Richard Branson is offering his staff complete flexibility over their free time:
Employees can take leave from their jobs when they like without seeking permission, as long as the timing of their break will not have a detrimental impact on the business. Staff benefiting from the new scheme include those working in Branson’s family office, his investment team, marketing, brand and PR teams and the Virgin Unite foundation, but the new rules do not apply to thousands of others working for Virgin companies.
“It is left to the employee alone to decide if and when he or she feels like taking a few hours a day, a week or a month off, the assumption being that they are only going to do it when they feel 100% comfortable that they and their team are up to date on every project and that their absence will not in any way damage the business – or, for that matter, their careers!”
If absence is no longer be monitored it will be impossible to tell whether staff take more time off under this new system. Although this sounds like a generous scheme it has the potential to inhibit employees from taking holiday because the vaunted ‘flexibility’ seems hedged around with so many caveats. It’s hard to feel confident that all one’s projects will run smoothly during a two week vacation – unless you are checking your email twice a day.

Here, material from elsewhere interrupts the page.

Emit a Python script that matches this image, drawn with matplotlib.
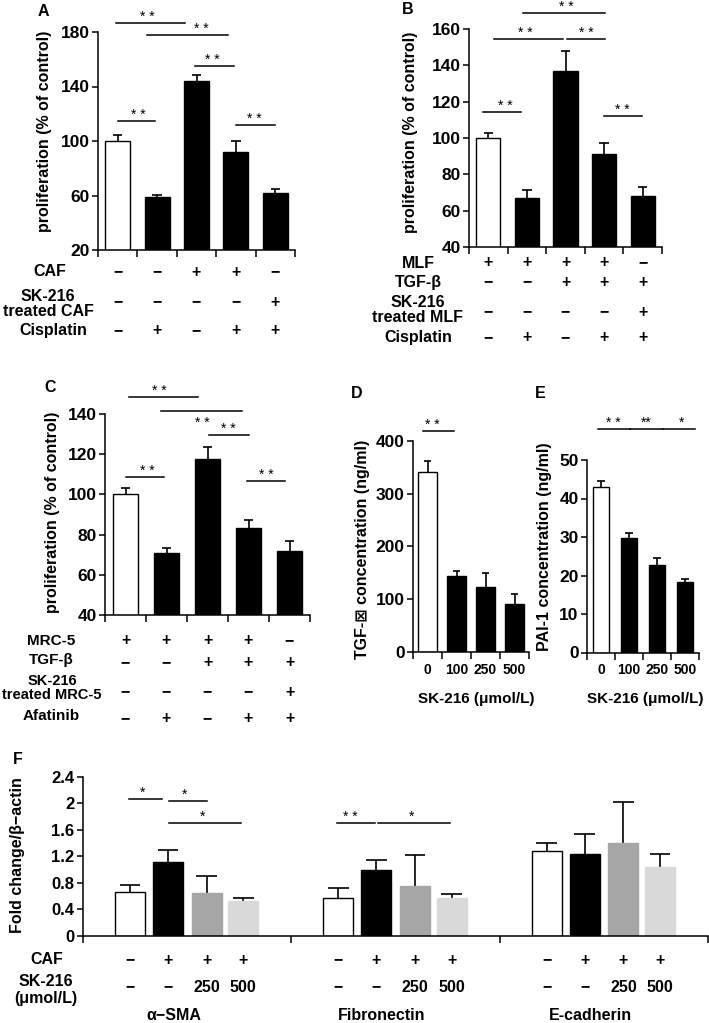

Even those working in companies with standard holiday arrangements can find it difficult to find suitable times to take their full allowance. A set leave entitlement is an acknowledgement of the fact that people need time off even (or especially) if they work in very pressured environments. Some professions will mean that it’s more difficult to take leave at certain times of the year but in general the onus shouldn’t be on employees to prove that taking a holiday won’t be inconvenient.
Branson’s approach would work well for certain types of freelancer or for PhD students. No one minds when their work is done, or how long it takes, as long as the result is good, and completed to an agreed deadline. But for those working in more conventional jobs a ‘holiday non-policy’ might too easily shift into a ‘non-holiday policy’.